Most amateurs make the same mistake: hitting down on the ball and swinging too hard. That steep, aggressive action adds spin, sends the ball ballooning, and makes the clubface almost impossible to control.
The goal is to create a launch that’s high enough to carry but low spin enough to bore through the air.
Minimal shaft lean
Set up with the ball just inside your lead heel and keep your weight 50/50. This neutral address position allows you to present the club with minimal shaft lean, which is exactly what you want with a driver. Your only job is to return the club to this same position at impact – level, centred and ready to sweep the ball off the tee.
Engrain the feelings
On the range, make slow, deliberate swings to get your motion balanced and on plane. Feel a full turn going back, then swing up through impact, extending your arms fully as the club moves past the ball. This teaches you the correct sequence: wide takeaway, full rotation, upward strike, long extension.
Shape the ball
To shape your tee shots, adjust only your aim — not your swing.
• Fade: Feet aimed left of target, clubface aimed between your foot line and the target.

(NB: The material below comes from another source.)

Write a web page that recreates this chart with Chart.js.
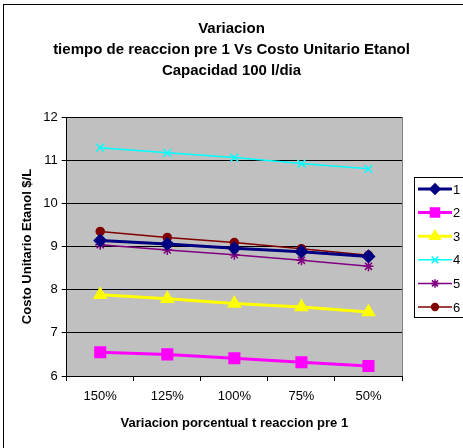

• Draw: Reverse the alignment, feet aimed right, clubface aimed between your foot line and the target. Keep the swing the same. Let alignment and face angle do the work.
Swing within yourself
Penetrating drives come from control, not maximum effort. Swing at a speed where you can fully manage the clubhead. Save your 100% swing for wide, forgiving holes where distance is the priority. On tighter tee shots, a controlled 80% to 90% swing produces far better results.
Hit up on it
Modern drivers are designed to launch high with low spin, so you must hit up on the ball. More loft and an upward strike create the ideal combination of carry and a strong, penetrating flight. Think of sweeping the ball off the tee rather than hitting down on it – that’s the key to unlocking consistent, powerful drives.